Seattle Mayor Mike McGinn proudly accepted the $20 million allocation of the $452 million program and believed the promises made by the Obama administration that the plan would be a success. McGinn’s website, which calls the program “Weatherize Every Building” (WEB), announced:
WEB Initiative will create nearly 2,000 living wage green jobs, and will leverage the grant funding seven-to-one with local investments in energy efficiency.
Just one year after the program was instituted in Seattle, the data is discouraging. KOMO4 of Seattle reports:
But more than a year later, Seattle’s numbers are lackluster. As of last week, only three homes had been retrofitted and just 14 new jobs have emerged from the program. Many of the jobs are administrative, and not the entry-level pathways once dreamed of for low-income workers. Some people wonder if the original goals are now achievable.
As it currently stands, only 337 homeowners have even applied for the program, of which 14 have acquired approval.
Furthermore, prior to the implementation of the program, Seattle’s unemployment rate stood at 9 percent. Today it rests at 9.3 percent.

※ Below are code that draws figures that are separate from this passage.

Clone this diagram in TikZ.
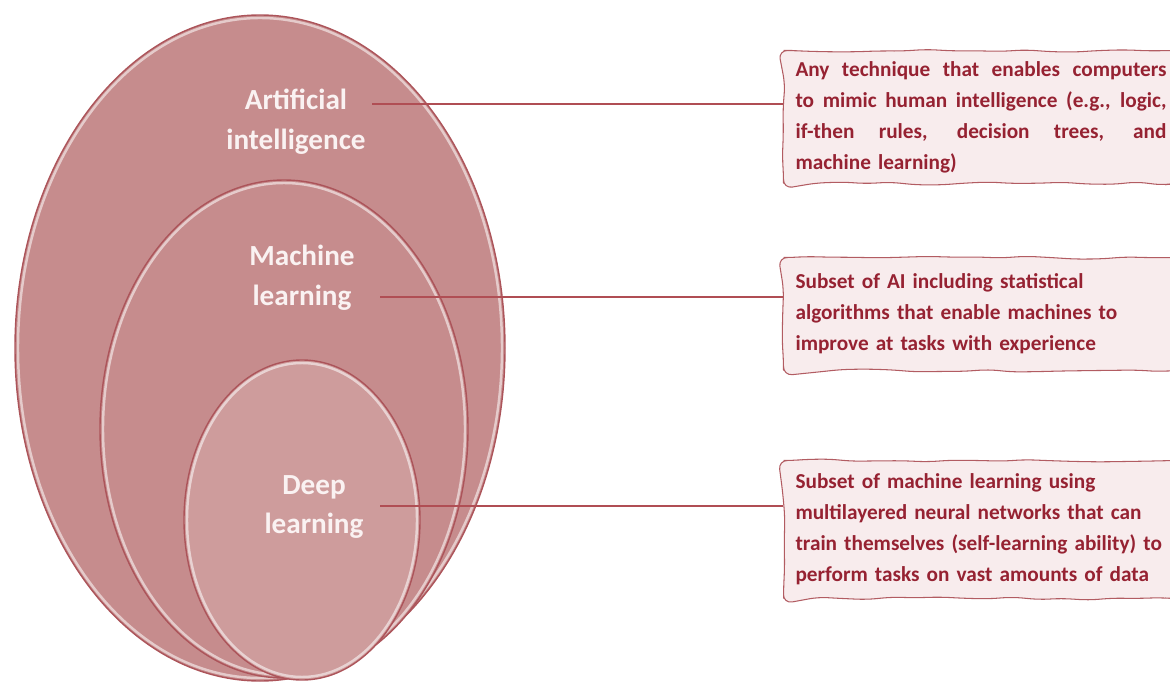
\documentclass[tikz,border=0pt]{standalone}
\usepackage{fontspec}
\setmainfont{Carlito}
\usepackage{tikz}
\usetikzlibrary{positioning,calc,decorations.pathmorphing}
\definecolor{rosedisc}{RGB}{198,140,141}
\definecolor{rosedeep}{RGB}{206,156,156}
\definecolor{roseedge}{RGB}{172,84,90}
\definecolor{roselink}{RGB}{176,78,84}
\definecolor{notefill}{RGB}{248,236,237}
\definecolor{notedraw}{RGB}{178,92,98}
\definecolor{notetext}{RGB}{150,34,50}
\definecolor{labwhite}{RGB}{250,242,242}
% a justified line: spaces stretch to the full note width
\newcommand{\fullline}[1]{\makebox[7.42cm][s]{\spaceskip=0pt\xspaceskip=0pt #1}}
\tikzset{
  disc/.style={fill=rosedisc},
  rim/.style={draw=white, opacity=0.55, line width=1.4pt},
  edge/.style={draw=roseedge, line width=0.8pt},
  setlab/.style={font=\fontsize{16.6}{22.7}\selectfont\bfseries, text=labwhite,
                 align=center, inner sep=1pt},
  link/.style={roselink, line width=0.9pt},
  note/.style={draw=notedraw, line width=0.6pt, fill=notefill, text=notetext,
               font=\fontsize{12.1}{17.6}\selectfont\bfseries,
               text width=7.5cm, inner xsep=0.24cm, anchor=north west, align=left,
               decorate, decoration={random steps, segment length=14pt, amplitude=0.9pt},
               rounded corners=5pt},
}

\begin{document}
\begin{tikzpicture}[scale=1.0]
    \useasboundingbox (0,0) rectangle (23.4,13.64);
    \clip (0,0) rectangle (23.4,13.64);
    \pgfmathsetseed{7}
    % nested sets, outer to inner
    \fill[disc] (5.20,6.68) ellipse [x radius=4.90, y radius=6.66];
    \draw[rim] (5.20,6.68) ellipse [x radius=4.84, y radius=6.60];
    \draw[edge] (5.20,6.68) ellipse [x radius=4.90, y radius=6.66];
    \fill[disc] (5.68,5.06) ellipse [x radius=3.68, y radius=4.98];
    \draw[rim] (5.68,5.06) ellipse [x radius=3.62, y radius=4.92];
    \draw[edge] (5.68,5.06) ellipse [x radius=3.68, y radius=4.98];
    \fill[rosedeep] (6.04,3.24) ellipse [x radius=2.36, y radius=3.20];
    \draw[rim] (6.04,3.24) ellipse [x radius=2.30, y radius=3.14];
    \draw[edge] (6.04,3.24) ellipse [x radius=2.36, y radius=3.20];

    \node[setlab] (aiLab) at (5.92,11.20) {Artificial\\intelligence};
    \node[setlab] (mlLab) at (6.04,8.08) {Machine\\learning};
    \node[setlab] (dlLab) at (6.28,3.50) {Deep\\learning};

    % notes on the right
    \node[note, minimum height=2.66cm] (aiBox) at (15.66,12.64)
      {\fullline{Any technique that enables computers}\\
       \fullline{to mimic human intelligence (e.g., logic,}\\
       \fullline{if-then rules, decision trees, and}\\
       machine learning)};
    \node[note, minimum height=2.26cm] (mlBox) at (15.66,8.50)
      {Subset of AI including statistical\\
       algorithms that enable machines to\\
       improve at tasks with experience};
    \node[note, minimum height=2.76cm] (dlBox) at (15.66,4.44)
      {Subset of machine learning using\\
       multilayered neural networks that can\\
       train themselves (self-learning ability) to\\
       perform tasks on vast amounts of data};

    \coordinate (aiEnd) at (7.44,11.56);
    \coordinate (mlEnd) at (7.60,7.70);
    \coordinate (dlEnd) at (7.60,3.52);
    \draw[link] (aiEnd) -- (aiEnd -| aiBox.west);
    \draw[link] (mlEnd) -- (mlEnd -| mlBox.west);
    \draw[link] (dlEnd) -- (dlEnd -| dlBox.west);
\end{tikzpicture}
\end{document}
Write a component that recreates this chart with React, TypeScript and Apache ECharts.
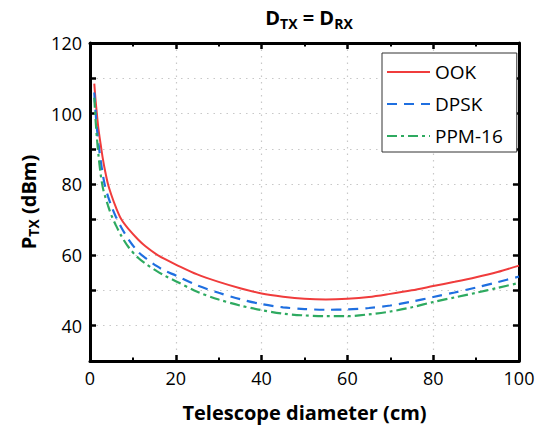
import React, { useEffect, useRef } from "react";
import * as echarts from "echarts";

const diameters = [1, 1.3, 1.6, 2, 2.5, 3, 3.5, 4.2, 5, 6, 7.3, 9, 11.2, 13, 15.5, 17.5, 20, 25, 30, 35, 40, 45, 50, 55, 60, 65, 70, 75, 80, 85, 90, 95, 100];
const ook = [108.5, 103.8, 100, 95.4, 91.2, 87.2, 83.9, 80, 76.9, 73.6, 70.1, 67.3, 64.4, 62.4, 60.2, 58.8, 57.3, 54.5, 52.4, 50.6, 49.1, 48.2, 47.6, 47.4, 47.6, 48.1, 49.0, 50.0, 51.2, 52.4, 53.7, 55.2, 57.0];
const dpsk = [106, 100.4, 96, 91.3, 86.6, 82.7, 79.5, 76.6, 73.8, 70.9, 67.8, 64.4, 60.9, 59.1, 56.9, 55.5, 54.2, 51.4, 49.3, 47.5, 46.1, 45.2, 44.7, 44.5, 44.6, 45.0, 45.7, 46.8, 48.1, 49.4, 50.8, 52.3, 53.9];
const ppm16 = [104.5, 98.3, 93.3, 88.0, 82.7, 79.0, 76.7, 74.0, 71.2, 68.5, 65.4, 62.2, 59.2, 57.5, 55.5, 54.1, 52.6, 49.6, 47.4, 45.7, 44.4, 43.4, 42.9, 42.7, 42.7, 43.2, 44.0, 45.2, 46.7, 48.0, 49.3, 50.7, 52.1];
const seriesNames = ["OOK", "DPSK", "PPM-16"];
const xTicks = { min: 0, max: 100, interval: 20 };
const yTicks = { min: 30, max: 120, interval: 20 };

const FONT = "Open Sans";

export default function App() {
  const ref = useRef<HTMLDivElement>(null);
  useEffect(() => {
    if (!ref.current) return;
    const chart = echarts.init(ref.current, undefined, { renderer: "svg" });
    const pair = (arr: number[]) => diameters.map((d, i) => [d, arr[i]]);
    const axisCommon = {
      type: "value" as const,
      axisLine: { show: true, onZero: false, lineStyle: { color: "#000", width: 3 } },
      axisTick: { show: true, inside: true, length: 6, lineStyle: { color: "#000", width: 2.5 } },
      minorTick: { show: true, splitNumber: 2, length: 3.5, lineStyle: { color: "#000", width: 2 } },
      axisLabel: { color: "#000", fontSize: 18, fontFamily: FONT, margin: 8 },
    };
    const gridLine = { show: true, lineStyle: { color: "#c8c8c8", type: [1.5, 5], width: 1.2 } };
    const xMain = {
      ...axisCommon,
      min: xTicks.min,
      max: xTicks.max,
      interval: xTicks.interval,
      position: "bottom",
      name: "Telescope diameter (cm)",
      nameLocation: "middle",
      nameGap: 41,
      nameTextStyle: { color: "#000", fontSize: 20, fontWeight: "bold", fontFamily: FONT },
      splitLine: gridLine,
    };
    const yMain = {
      ...axisCommon,
      min: yTicks.min,
      max: yTicks.max,
      interval: 10,
      position: "left",
      axisLabel: {
        ...axisCommon.axisLabel,
        formatter: (v: number) => (v % yTicks.interval === 0 && v > yTicks.min ? String(v) : ""),
      },
      name: "{b|P}{s|TX}{b| (dBm)}",
      nameLocation: "middle",
      nameGap: 46,
      nameTextStyle: {
        color: "#000",
        fontFamily: FONT,
        rich: {
          b: { fontSize: 20, fontWeight: "bold", fontFamily: FONT, color: "#000", lineHeight: 24, verticalAlign: "middle" },
          s: { fontSize: 14, fontWeight: "bold", fontFamily: FONT, color: "#000", lineHeight: 12, verticalAlign: "bottom" },
        },
      },
      splitLine: gridLine,
      minorTick: { show: false },
    };
    const lineBase = {
      type: "line",
      smooth: 0.3,
      showSymbol: false,
      symbol: "none",
    };
    const option = {
      animation: false,
      backgroundColor: "#fff",
      title: {
        text: "{b|D}{s|TX}{b| = D}{s|RX}",
        left: 304,
        textAlign: "center",
        top: 0,
        textStyle: {
          rich: {
            b: { fontSize: 20, fontWeight: "bold", fontFamily: FONT, color: "#000", lineHeight: 25, verticalAlign: "middle" },
            s: { fontSize: 14, fontWeight: "bold", fontFamily: FONT, color: "#000", lineHeight: 11, verticalAlign: "bottom" },
          },
        },
      },
      grid: { left: 90, right: 28, top: 43, bottom: 67, show: false },
      legend: {
        data: seriesNames,
        orient: "vertical",
        left: 382,
        top: 53,
        itemWidth: 43,
        itemHeight: 14,
        itemGap: 12,
        padding: [9, 14, 6, 4],
        backgroundColor: "#fff",
        borderColor: "#333",
        borderWidth: 1,
        borderRadius: 0,
        itemStyle: { opacity: 0 },
        textStyle: { color: "#000", fontSize: 19, fontFamily: FONT, lineHeight: 20 },
      },
      xAxis: [
        xMain,
        {
          ...axisCommon,
          min: xTicks.min,
          max: xTicks.max,
          interval: xTicks.interval,
          position: "top",
          axisLabel: { show: false },
          splitLine: { show: false },
        },
      ],
      yAxis: [
        yMain,
        {
          ...axisCommon,
          min: yTicks.min,
          max: yTicks.max,
          interval: 10,
          position: "right",
          axisLabel: { show: false },
          splitLine: { show: false },
          minorTick: { show: false },
        },
      ],
      series: [
        {
          ...lineBase,
          name: seriesNames[0],
          data: pair(ook),
          color: "#F03C3C",
          lineStyle: { color: "#F03C3C", width: 2 },
        },
        {
          ...lineBase,
          name: seriesNames[1],
          data: pair(dpsk),
          color: "#1F6FE0",
          lineStyle: { color: "#1F6FE0", width: 2.2, type: [10, 7] },
        },
        {
          ...lineBase,
          name: seriesNames[2],
          data: pair(ppm16),
          color: "#2EAA60",
          lineStyle: { color: "#2EAA60", width: 2.2, type: [10, 4, 3, 4] },
        },
      ],
    };
    chart.setOption(option as any);
    return () => chart.dispose();
  }, []);
  return <div ref={ref} style={{ width: 547, height: 428, position: "absolute", left: 0, top: 0 }} />;
}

Joshua Curtis, Seattle’s City Manager for Community Power Works, explains Seattle’s dilemma. In order for the city to create 2,000 jobs as promised, they would have to retrofit 100-200 homes per month. But the KOMO report reveals that they have not even hit the double digit mark.
Michael Woo of Go Green — a community organizing group that advocates for environmental and social justice — says of the program, “It’s been a very slow and tedious process. It’s almost painful, the number of meetings people have gone to. Those are the people who got jobs. There’s been no real investment for the broader public.”
Brandon Houskeeper of the Washington Policy Center predicted the failure of the Seattle Retrofit Ramp-Up program immediately after McGinn announced the program. When McGinn optimistically declared that the initiative would create jobs and save energy, Houskeeper remained unconvinced.
“Unfortunately, a closer examination of other existing weatherization programs in the state, as well as “green” job claims, shows that such claims are often overzealous and overstated,” he wrote.
Besides the obvious historical statistic that the creation of green jobs typically costs jobs in other areas of the economy, Houskeeper indicates that “that state’s own study on ‘green’ job creation shows that the state is not creating new jobs, but just relabeling existing jobs.” That state report said, “It seems unlikely that a large proportion of the increase in green jobs is due to new hiring.”
Houskeeper also cited a number of other facts that he believed disproved McGinn’s and the White House’s assertions regarding the potential success of Retrofit Ramp-Up:
There are serious questions that arise on the validity of the claim that 2,000 jobs will be created by spending $26 million, especially as long-term sustainable jobs. Earlier this year we examined similar claims by Governor Gregoire when she announced $16.5 million for energy efficiency related grants to create 2,000 jobs. The average salary range for each of these proposals would be $8,250 to $13,000, assuming each created the promised 2,000 jobs. At this rate, these are hardly sustainable jobs.
Houskeeper also wrote that “existing weatherization programs have failed to create the jobs promised.” In 2009, for example, the Washington legislature created a similar program, for which $14 million was allocated. Unfortunately, the program included too many “onerous rules” that ultimately “increased costs and stymied job creation.”
Similar programs in cities such as Boulder, Colorado, have failed as well. The Wall Street Journal wrote of that city's weatherization program, “Boulder has found that financial incentives and an intense publicity campaign aren’t enough to spur most homeowners to action.”
The Retrofit Ramp-Up grant awarded to Seattle does not expire until 2013, so there is still time to use the remaining funds. But observers say the odds are long that the city will achieve the 2,000 jobs as promised.